No prejudicial error having been shown, the order of the probate court of Cook County admitting to probate the last will of Violet Bidwill Wolfner is affirmed.
Mr. JUSTICE UNDERWOOD dissenting:
I am compelled to dissent. In my judgment the majority opinion errs in approving what is to me an abuse of the trial court's discretion in unduly restricting the cross-examination of the attesting witnesses by respondent, particularly with reference to the witness Jane Dodson.
Counsel for respondent asked this witness whether she recalled a conversation with a third party following decedent's death, identifying the party, time and place, but an objection to the question was sustained.
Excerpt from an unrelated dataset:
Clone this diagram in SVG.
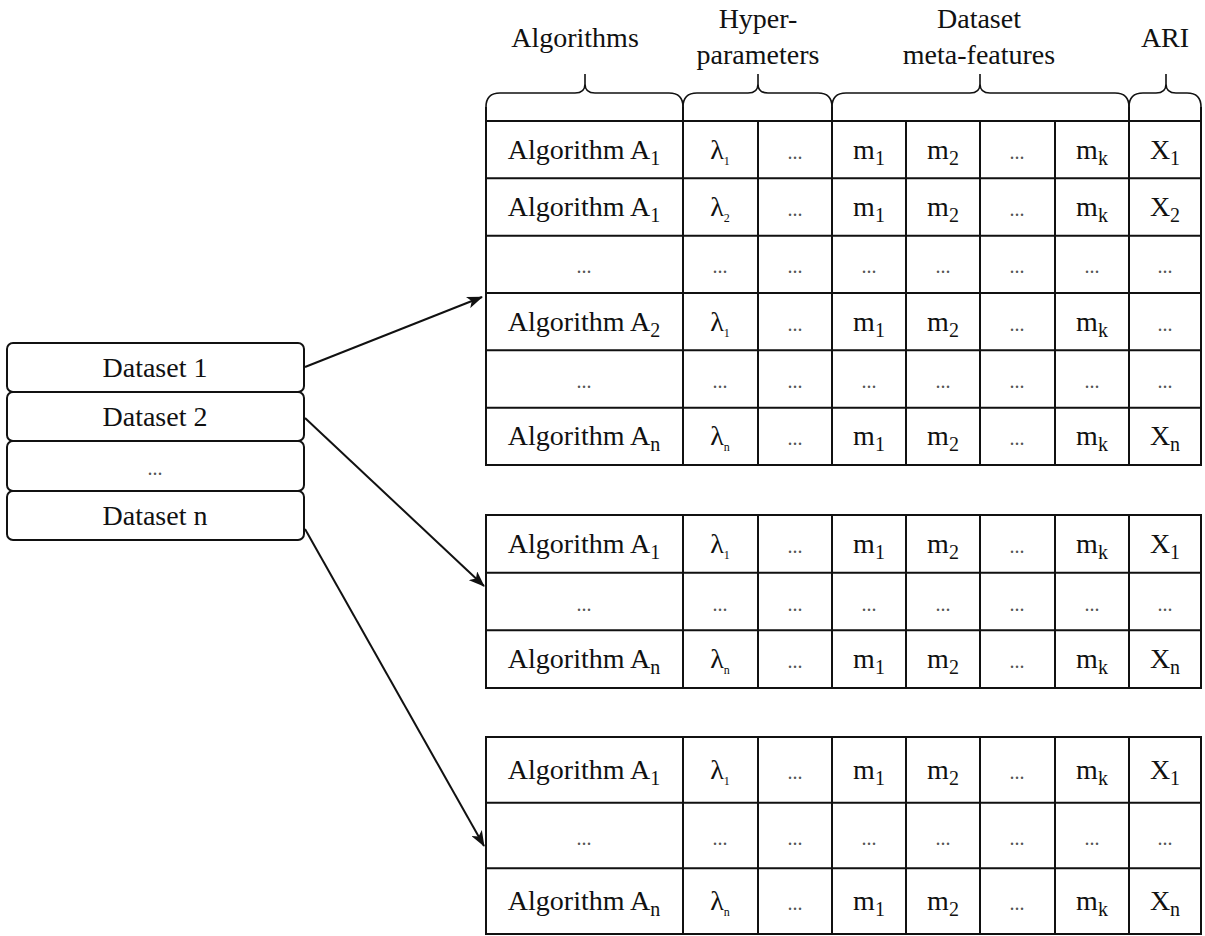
<svg xmlns="http://www.w3.org/2000/svg" width="1205" height="936" viewBox="0 0 1205 936">
<style>
text{font-family:"Liberation Serif","Times New Roman",serif;font-size:28px;fill:#111;text-anchor:middle}
.d{font-size:20px;fill:#555}
.s{font-size:20px}
.ss{font-size:12px}
.ln{stroke:#111;stroke-width:2;fill:none}
.br{stroke:#111;stroke-width:1.6;fill:none}
.box{fill:#fff;stroke:#111;stroke-width:2}
.ar{stroke:#111;stroke-width:2;fill:none}
</style>
<defs>
<marker id="ah" markerUnits="userSpaceOnUse" markerWidth="16" markerHeight="12" refX="15" refY="6" orient="auto">
<path d="M0,0 L16,6 L0,12 L4,6 Z" fill="#111"/>
</marker>
</defs>

<g id="header">
<text x="575" y="47">Algorithms</text>
<text x="758" y="28">Hyper-</text>
<text x="758" y="64">parameters</text>
<text x="979" y="28">Dataset</text>
<text x="979" y="64">meta-features</text>
<text x="1165" y="47">ARI</text>
<path class="br" d="M486 107 Q486 93 500 93 L575 93 Q585 93 585 84 L585 74 M585 84 Q585 93 595 93 L669 93 Q683 93 683 107"/>
<path class="br" d="M683 107 Q683 93 697 93 L748 93 Q758 93 758 84 L758 74 M758 84 Q758 93 768 93 L818 93 Q832 93 832 107"/>
<path class="br" d="M832 107 Q832 93 846 93 L970 93 Q980 93 980 84 L980 74 M980 84 Q980 93 990 93 L1115 93 Q1129 93 1129 107"/>
<path class="br" d="M1129 107 Q1129 93 1143 93 L1156 93 Q1166 93 1166 84 L1166 74 M1166 84 Q1166 93 1176 93 L1187 93 Q1201 93 1201 107"/>
<path class="ln" d="M486 107 V121 M683 107 V121 M832 107 V121 M1129 107 V121 M1201 107 V121"/>
</g>

<g id="datasets">
<g id="ds1"><rect class="box" x="7" y="343" width="297" height="49" rx="6"/><text x="155" y="377">Dataset 1</text></g>
<g id="ds2"><rect class="box" x="7" y="392" width="297" height="49" rx="6"/><text x="155" y="426">Dataset 2</text></g>
<g id="ds3"><rect class="box" x="7" y="441" width="297" height="50" rx="6"/><text class="d" x="155" y="475">...</text></g>
<g id="dsn"><rect class="box" x="7" y="491" width="297" height="49" rx="6"/><text x="155" y="525">Dataset n</text></g>
</g>

<g id="table1">
<rect class="ln" x="486" y="121" width="715" height="344"/>
<path class="ln" d="M486 178.3 H1201 M486 235.7 H1201 M486 293 H1201 M486 350.3 H1201 M486 407.7 H1201 M683 121 V465 M758 121 V465 M832 121 V465 M906 121 V465 M980 121 V465 M1055 121 V465 M1129 121 V465"/>
<g transform="translate(0,159)">
<text x="584">Algorithm A<tspan class="s" dy="6">1</tspan></text>
<text x="720">λ<tspan class="ss" dy="6">1</tspan></text>
<text class="d" x="795">...</text>
<text x="869">m<tspan class="s" dy="6">1</tspan></text>
<text x="943">m<tspan class="s" dy="6">2</tspan></text>
<text class="d" x="1017">...</text>
<text x="1092">m<tspan class="s" dy="6">k</tspan></text>
<text x="1165">X<tspan class="s" dy="6">1</tspan></text>
</g>
<g transform="translate(0,216)">
<text x="584">Algorithm A<tspan class="s" dy="6">1</tspan></text>
<text x="720">λ<tspan class="ss" dy="6">2</tspan></text>
<text class="d" x="795">...</text>
<text x="869">m<tspan class="s" dy="6">1</tspan></text>
<text x="943">m<tspan class="s" dy="6">2</tspan></text>
<text class="d" x="1017">...</text>
<text x="1092">m<tspan class="s" dy="6">k</tspan></text>
<text x="1165">X<tspan class="s" dy="6">2</tspan></text>
</g>
<g transform="translate(0,273)">
<text class="d" x="584">...</text><text class="d" x="720">...</text><text class="d" x="795">...</text><text class="d" x="869">...</text><text class="d" x="943">...</text><text class="d" x="1017">...</text><text class="d" x="1092">...</text><text class="d" x="1165">...</text>
</g>
<g transform="translate(0,331)">
<text x="584">Algorithm A<tspan class="s" dy="6">2</tspan></text>
<text x="720">λ<tspan class="ss" dy="6">1</tspan></text>
<text class="d" x="795">...</text>
<text x="869">m<tspan class="s" dy="6">1</tspan></text>
<text x="943">m<tspan class="s" dy="6">2</tspan></text>
<text class="d" x="1017">...</text>
<text x="1092">m<tspan class="s" dy="6">k</tspan></text>
<text class="d" x="1165">...</text>
</g>
<g transform="translate(0,388)">
<text class="d" x="584">...</text><text class="d" x="720">...</text><text class="d" x="795">...</text><text class="d" x="869">...</text><text class="d" x="943">...</text><text class="d" x="1017">...</text><text class="d" x="1092">...</text><text class="d" x="1165">...</text>
</g>
<g transform="translate(0,445)">
<text x="584">Algorithm A<tspan class="s" dy="6">n</tspan></text>
<text x="720">λ<tspan class="ss" dy="6">n</tspan></text>
<text class="d" x="795">...</text>
<text x="869">m<tspan class="s" dy="6">1</tspan></text>
<text x="943">m<tspan class="s" dy="6">2</tspan></text>
<text class="d" x="1017">...</text>
<text x="1092">m<tspan class="s" dy="6">k</tspan></text>
<text x="1165">X<tspan class="s" dy="6">n</tspan></text>
</g>
</g>

<g id="table2">
<rect class="ln" x="486" y="515" width="715" height="173"/>
<path class="ln" d="M486 572.7 H1201 M486 630.3 H1201 M683 515 V688 M758 515 V688 M832 515 V688 M906 515 V688 M980 515 V688 M1055 515 V688 M1129 515 V688"/>
<g transform="translate(0,553)">
<text x="584">Algorithm A<tspan class="s" dy="6">1</tspan></text>
<text x="720">λ<tspan class="ss" dy="6">1</tspan></text>
<text class="d" x="795">...</text>
<text x="869">m<tspan class="s" dy="6">1</tspan></text>
<text x="943">m<tspan class="s" dy="6">2</tspan></text>
<text class="d" x="1017">...</text>
<text x="1092">m<tspan class="s" dy="6">k</tspan></text>
<text x="1165">X<tspan class="s" dy="6">1</tspan></text>
</g>
<g transform="translate(0,611)">
<text class="d" x="584">...</text><text class="d" x="720">...</text><text class="d" x="795">...</text><text class="d" x="869">...</text><text class="d" x="943">...</text><text class="d" x="1017">...</text><text class="d" x="1092">...</text><text class="d" x="1165">...</text>
</g>
<g transform="translate(0,668)">
<text x="584">Algorithm A<tspan class="s" dy="6">n</tspan></text>
<text x="720">λ<tspan class="ss" dy="6">n</tspan></text>
<text class="d" x="795">...</text>
<text x="869">m<tspan class="s" dy="6">1</tspan></text>
<text x="943">m<tspan class="s" dy="6">2</tspan></text>
<text class="d" x="1017">...</text>
<text x="1092">m<tspan class="s" dy="6">k</tspan></text>
<text x="1165">X<tspan class="s" dy="6">n</tspan></text>
</g>
</g>

<g id="table3">
<rect class="ln" x="486" y="737" width="715" height="197"/>
<path class="ln" d="M486 802.7 H1201 M486 868.3 H1201 M683 737 V934 M758 737 V934 M832 737 V934 M906 737 V934 M980 737 V934 M1055 737 V934 M1129 737 V934"/>
<g transform="translate(0,779)">
<text x="584">Algorithm A<tspan class="s" dy="6">1</tspan></text>
<text x="720">λ<tspan class="ss" dy="6">1</tspan></text>
<text class="d" x="795">...</text>
<text x="869">m<tspan class="s" dy="6">1</tspan></text>
<text x="943">m<tspan class="s" dy="6">2</tspan></text>
<text class="d" x="1017">...</text>
<text x="1092">m<tspan class="s" dy="6">k</tspan></text>
<text x="1165">X<tspan class="s" dy="6">1</tspan></text>
</g>
<g transform="translate(0,845)">
<text class="d" x="584">...</text><text class="d" x="720">...</text><text class="d" x="795">...</text><text class="d" x="869">...</text><text class="d" x="943">...</text><text class="d" x="1017">...</text><text class="d" x="1092">...</text><text class="d" x="1165">...</text>
</g>
<g transform="translate(0,910)">
<text x="584">Algorithm A<tspan class="s" dy="6">n</tspan></text>
<text x="720">λ<tspan class="ss" dy="6">n</tspan></text>
<text class="d" x="795">...</text>
<text x="869">m<tspan class="s" dy="6">1</tspan></text>
<text x="943">m<tspan class="s" dy="6">2</tspan></text>
<text class="d" x="1017">...</text>
<text x="1092">m<tspan class="s" dy="6">k</tspan></text>
<text x="1165">X<tspan class="s" dy="6">n</tspan></text>
</g>
</g>

<g id="connectors">
<line class="ar" x1="305" y1="367" x2="482" y2="297" marker-end="url(#ah)"/>
<line class="ar" x1="305" y1="418" x2="484" y2="586" marker-end="url(#ah)"/>
<line class="ar" x1="305" y1="529" x2="484" y2="846" marker-end="url(#ah)"/>
</g>
</svg>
Counsel then offered to prove by this witness that the witness had told the third party, after reading a newspaper article stating the will had three pages, that "Mr. Ahern flipped over four pages that were written in longhand, and that she, the witness, signed her name four times; * * * that she said, `How could she sign four times when the will only had three pages,' and she, the witness, also said that she distinctly remembers signing four times." An objection to this offer was also sustained.
Assuming the witness, if permitted to do so, would have testified as indicated by counsel, such statement would have been directly contrary to her testimony at the hearing, and proper for the trial court to consider in determining the credibility to be accorded her testimony. (Craig v. Trotter, 252 Ill. 228.) Petitioner argues that respondent cannot here complain of the trial court's action because Toni Zollner, the impeaching witness was never produced at the hearing. Clearly, no reason to call Toni Zollner as a witness existed until such time as a proper foundation for impeachment had been laid, and, if Jane Dodson admitted a conversation with Toni Zollner as outlined in the offer of proof, no reason would have existed to call Toni Zollner at all. When the trial court sustained objections to all questions relating to this subject, and refused the offer of proof, it would be unreasonable to compel the respondent to undertake the obviously useless formality of calling a witness in order to preserve his objection when the court has indicated such witness will not be permitted to testify. Garvey v. Chicago Railways Company, 339 Ill. 276.
It is neither this court's duty nor right to determine the credibility of the witnesses, but it is our duty to ascertain whether the trial court's determination of this question was made according to established rules. The offered proof was relevant on the question of credibility. It should have been permitted. I would remand for this purpose.
Mr. CHIEF JUSTICE SOLFISBURG joins in this dissent.